Three Billboards Outside Ebbing, Missouri Background

Three Billboards Outside Ebbing, Missouri Background

Three Billboards Outside Ebbing, Missouri is Martin McDonagh's third full-length feature film. It is also his first feature-length film to win an Academy Award (his 2004 short film, Six Shooter, won the Best Live Action Short Film Academy Award). At that awards ceremony, Frances McDormand won the Academy Award for Best Actress and Sam Rockwell won the Academy Award for Best Supporting Actor. It was also nominated for the following Academy Awards: Best Picture, Best Supporting Actor for Woody Harrelson, Best Original Score, Best Original Screenplay, and Best Film Editing.

Terri White of Empire absolutely loved the film, writing that the film is "Funny, brutal and breathtakingly beautiful. Two exceptionally raw lead performances, supercharged by a bold script from Martin McDonagh, could make Three Billboards this year’s Awards-upsetter." However, a few reviewers didn't particularly care for the film. Writes Angelo Muredda of Cinema Scope: "Whatever the rationale behind it, the flippancy of McDonagh's compulsive jokes frequently halts the momentum of a film that is about how flippancy is an inadequate response to the horrors of the world."

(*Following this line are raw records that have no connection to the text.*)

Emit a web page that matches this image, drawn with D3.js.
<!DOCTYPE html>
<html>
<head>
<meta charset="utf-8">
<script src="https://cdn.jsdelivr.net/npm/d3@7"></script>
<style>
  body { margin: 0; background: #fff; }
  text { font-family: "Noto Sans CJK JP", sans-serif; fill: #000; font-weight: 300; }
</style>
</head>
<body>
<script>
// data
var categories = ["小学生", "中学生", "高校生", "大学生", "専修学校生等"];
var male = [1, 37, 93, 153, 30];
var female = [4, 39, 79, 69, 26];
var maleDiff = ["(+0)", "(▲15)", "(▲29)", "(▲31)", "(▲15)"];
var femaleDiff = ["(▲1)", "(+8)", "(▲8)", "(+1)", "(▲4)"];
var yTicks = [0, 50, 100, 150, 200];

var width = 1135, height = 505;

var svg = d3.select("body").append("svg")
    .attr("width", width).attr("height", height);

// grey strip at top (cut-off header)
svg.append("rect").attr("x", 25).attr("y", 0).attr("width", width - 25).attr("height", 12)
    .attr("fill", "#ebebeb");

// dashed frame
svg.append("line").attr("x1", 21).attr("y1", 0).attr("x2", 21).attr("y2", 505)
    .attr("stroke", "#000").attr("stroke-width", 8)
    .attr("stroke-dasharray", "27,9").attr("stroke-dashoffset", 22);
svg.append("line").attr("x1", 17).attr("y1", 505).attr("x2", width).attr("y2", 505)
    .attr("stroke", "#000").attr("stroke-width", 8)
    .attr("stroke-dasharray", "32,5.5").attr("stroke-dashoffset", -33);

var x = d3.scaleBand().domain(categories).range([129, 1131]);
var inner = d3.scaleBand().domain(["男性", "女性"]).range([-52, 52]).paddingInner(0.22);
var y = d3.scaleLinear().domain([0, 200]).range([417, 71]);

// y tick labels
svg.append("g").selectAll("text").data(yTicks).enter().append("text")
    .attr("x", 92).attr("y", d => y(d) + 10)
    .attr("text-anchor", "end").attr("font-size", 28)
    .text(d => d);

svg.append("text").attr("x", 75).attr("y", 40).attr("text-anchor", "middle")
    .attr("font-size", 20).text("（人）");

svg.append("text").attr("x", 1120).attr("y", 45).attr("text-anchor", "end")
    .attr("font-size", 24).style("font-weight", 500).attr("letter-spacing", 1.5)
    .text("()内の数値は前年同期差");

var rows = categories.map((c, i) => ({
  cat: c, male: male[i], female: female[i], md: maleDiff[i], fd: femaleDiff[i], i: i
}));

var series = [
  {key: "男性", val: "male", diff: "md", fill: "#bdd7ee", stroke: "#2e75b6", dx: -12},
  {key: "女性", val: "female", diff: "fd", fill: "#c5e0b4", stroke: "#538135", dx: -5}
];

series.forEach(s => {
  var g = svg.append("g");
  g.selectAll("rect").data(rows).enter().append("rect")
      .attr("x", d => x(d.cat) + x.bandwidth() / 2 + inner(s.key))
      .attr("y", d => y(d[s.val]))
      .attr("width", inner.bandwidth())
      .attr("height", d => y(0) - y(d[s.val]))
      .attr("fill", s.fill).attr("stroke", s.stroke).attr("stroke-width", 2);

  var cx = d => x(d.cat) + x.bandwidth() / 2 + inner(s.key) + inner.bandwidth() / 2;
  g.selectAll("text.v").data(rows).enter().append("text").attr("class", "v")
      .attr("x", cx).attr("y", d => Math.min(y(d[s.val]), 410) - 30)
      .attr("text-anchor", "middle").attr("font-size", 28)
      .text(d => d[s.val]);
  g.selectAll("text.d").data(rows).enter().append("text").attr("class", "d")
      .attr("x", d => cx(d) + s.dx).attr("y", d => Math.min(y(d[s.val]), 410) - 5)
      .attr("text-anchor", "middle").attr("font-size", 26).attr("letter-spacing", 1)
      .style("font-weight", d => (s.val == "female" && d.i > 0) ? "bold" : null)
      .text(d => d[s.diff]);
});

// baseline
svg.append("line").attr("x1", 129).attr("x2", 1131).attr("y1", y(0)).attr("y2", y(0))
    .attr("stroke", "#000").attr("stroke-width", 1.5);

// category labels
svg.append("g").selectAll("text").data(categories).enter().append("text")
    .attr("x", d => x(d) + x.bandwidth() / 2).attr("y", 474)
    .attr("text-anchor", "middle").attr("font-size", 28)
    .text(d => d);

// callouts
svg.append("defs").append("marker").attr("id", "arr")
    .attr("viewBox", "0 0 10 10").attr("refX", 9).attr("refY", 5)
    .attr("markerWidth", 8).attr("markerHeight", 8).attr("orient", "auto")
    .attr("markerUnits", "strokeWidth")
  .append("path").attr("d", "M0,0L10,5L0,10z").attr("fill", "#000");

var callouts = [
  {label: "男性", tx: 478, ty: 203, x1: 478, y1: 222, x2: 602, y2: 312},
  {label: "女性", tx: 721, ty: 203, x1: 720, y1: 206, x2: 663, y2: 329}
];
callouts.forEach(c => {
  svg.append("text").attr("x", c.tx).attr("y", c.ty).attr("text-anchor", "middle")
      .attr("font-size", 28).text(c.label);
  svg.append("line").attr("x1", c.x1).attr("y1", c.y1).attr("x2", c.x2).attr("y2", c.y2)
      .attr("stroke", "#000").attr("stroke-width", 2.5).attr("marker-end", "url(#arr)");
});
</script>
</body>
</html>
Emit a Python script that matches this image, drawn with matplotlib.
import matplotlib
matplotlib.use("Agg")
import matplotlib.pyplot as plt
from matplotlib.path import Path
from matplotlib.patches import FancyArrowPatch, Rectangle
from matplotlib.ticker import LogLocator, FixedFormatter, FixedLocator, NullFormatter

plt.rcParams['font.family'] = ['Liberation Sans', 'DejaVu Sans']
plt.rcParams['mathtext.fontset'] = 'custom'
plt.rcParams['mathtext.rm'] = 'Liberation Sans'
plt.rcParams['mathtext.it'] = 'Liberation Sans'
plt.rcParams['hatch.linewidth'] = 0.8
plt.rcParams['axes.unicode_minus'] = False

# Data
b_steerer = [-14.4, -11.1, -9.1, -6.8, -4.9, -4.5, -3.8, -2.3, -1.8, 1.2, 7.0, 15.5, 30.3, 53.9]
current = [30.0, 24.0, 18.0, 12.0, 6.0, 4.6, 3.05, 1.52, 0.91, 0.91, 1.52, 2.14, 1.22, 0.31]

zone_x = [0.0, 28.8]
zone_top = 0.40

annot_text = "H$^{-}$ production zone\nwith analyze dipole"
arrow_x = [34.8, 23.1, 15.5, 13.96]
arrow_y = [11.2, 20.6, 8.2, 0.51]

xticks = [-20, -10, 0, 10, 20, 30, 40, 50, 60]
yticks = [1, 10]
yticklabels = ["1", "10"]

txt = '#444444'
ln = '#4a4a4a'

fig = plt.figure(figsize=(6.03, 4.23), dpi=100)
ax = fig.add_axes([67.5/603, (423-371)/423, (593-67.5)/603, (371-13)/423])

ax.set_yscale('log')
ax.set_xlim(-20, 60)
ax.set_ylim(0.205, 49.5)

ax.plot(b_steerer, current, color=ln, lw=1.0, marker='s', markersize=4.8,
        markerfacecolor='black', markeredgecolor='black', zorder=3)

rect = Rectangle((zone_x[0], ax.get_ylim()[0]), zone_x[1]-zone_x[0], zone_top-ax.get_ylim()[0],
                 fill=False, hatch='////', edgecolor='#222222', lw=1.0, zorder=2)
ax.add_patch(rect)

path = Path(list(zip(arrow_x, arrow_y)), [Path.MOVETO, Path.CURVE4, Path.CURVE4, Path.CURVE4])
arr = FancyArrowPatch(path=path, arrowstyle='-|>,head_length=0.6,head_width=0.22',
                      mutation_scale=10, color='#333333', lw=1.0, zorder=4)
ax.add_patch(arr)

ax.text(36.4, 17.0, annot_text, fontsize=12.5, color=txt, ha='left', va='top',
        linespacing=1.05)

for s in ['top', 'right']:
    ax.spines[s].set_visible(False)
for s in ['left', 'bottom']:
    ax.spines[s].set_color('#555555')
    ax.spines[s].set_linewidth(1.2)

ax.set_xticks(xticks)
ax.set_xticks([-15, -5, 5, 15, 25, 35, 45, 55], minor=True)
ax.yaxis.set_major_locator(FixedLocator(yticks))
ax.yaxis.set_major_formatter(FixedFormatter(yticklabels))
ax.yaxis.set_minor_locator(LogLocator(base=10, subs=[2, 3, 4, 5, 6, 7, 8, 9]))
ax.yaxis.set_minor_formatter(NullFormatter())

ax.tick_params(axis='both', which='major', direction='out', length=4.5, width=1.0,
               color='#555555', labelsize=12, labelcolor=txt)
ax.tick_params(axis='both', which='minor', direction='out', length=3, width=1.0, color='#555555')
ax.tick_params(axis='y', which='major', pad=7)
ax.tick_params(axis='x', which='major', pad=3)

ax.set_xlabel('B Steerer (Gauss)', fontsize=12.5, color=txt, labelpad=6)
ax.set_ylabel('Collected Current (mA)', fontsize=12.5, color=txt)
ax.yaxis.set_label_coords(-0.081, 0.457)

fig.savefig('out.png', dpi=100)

Nevertheless, Three Billboards tells the compelling story of a woman named Milred Hayes who challenges the Ebbing City Police Department because she feels that they have botched the investigation into the rape and murder of her daughter, Angela. To that end, she buys space on three billboards that question the police. Each says: "Raped While Dying", "Still No Arrests?", and "How Come, Chief Willoughby?" It is a story of grief, love, revenge, and much, much more.